Big difference is it's implemented in pl/pgsql so as Aquameta evolves, there's no external deps. There's a function called endpoint.request(http_verb, URL, post vars) and then it does the rest in plpgsql. A thin Go daemon just takes the request and throws it at the function.

It does a lot of the same stuff PostgREST does. Automatic REST interface to any database, but it also hosts static resources, and dynamic mapping of URL templates to functions.

Needs a rewrite though. That's probably the next big dev push. Right now we're rewriting the system catalog (meta) and the data VCS.

cryptonector 17 minutes ago | parent | next [-]

I'm tempted to build something similar (because I can't use GPL libraries at $WORK and I also can't use PostgREST for reasons), but somewhere between what you do in Aquameta and what PostgREST does, with as much logic as possible in SQL or PlPgSQL.

Basically I'd have a thin HTTP/REST layer that does a set_config() for every request header and q-param, and which compiles the resource path to a SELECT (for GETs) or a DML (for POST/PUT/DELETE/PATCH), with similar restrictions to PostgREST, though perhaps a bit more liberal.

For DMLs the local-part would have to be just a table/view, or a function call (what to do with the request body in the case of a function call? reject it).

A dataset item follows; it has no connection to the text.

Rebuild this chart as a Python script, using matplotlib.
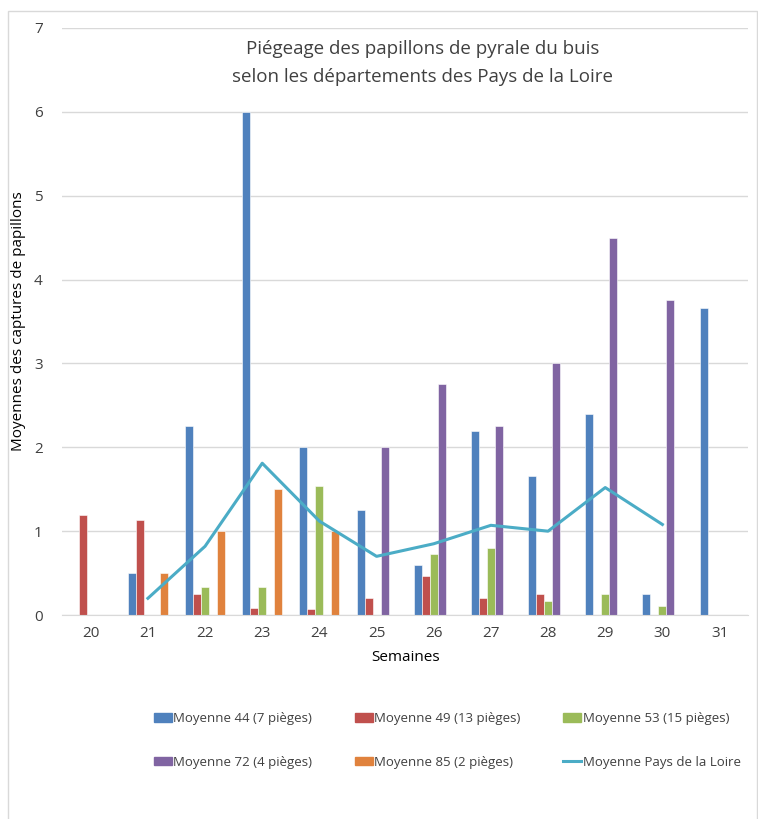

For a GET... I've ideas. The simplest would be to have a very simple "language" to compile to SQL, not too unlike PostgREST. The craziest one would be to have a transliteration of literal-value-free (certainly no strings, no quotes, no arrays, no row values, maybe only just integer and boolean literals) SQL statements to local-part, and the code to convert it back to a SELECT would parse the query and make sure it uses no tables/views/functions outside the public schema (and if functions, only ones marked pure), with q-params as... query parameters -- no SQL injection attacks here.

As in PostgREST the SQL code in the database (but not the caller's SQL) could set_config() things like response headers and status-code. Authentication would be done via SECURITY DEFINER functions that consume whatever Negotiate or Bearer token in the Authorization: header and SET the session role (which would always get RESET before the next request).

Except for the need for a parser for validating any queries (for the "crazy" design, if I go there) this would make the Java/Go/Rust/Whatever code quite simple, and w/o requiring any dynamic SQL in the DB.

cryptonector 14 minutes ago | parent | prev [-]

Sounds really good. Your vision is excellent, and I admire it and your work.

BTW, it's very important to get the details of authentication and authorization right. PostgREST does: it validates JWTs and exposes the claims to the SQL application via set_config()s, just like every detail of every request, and it does a `SET` to set the role to whatever the authenticated user is, though this could be done by a SECURITY DEFINER function instead that looks at the claims.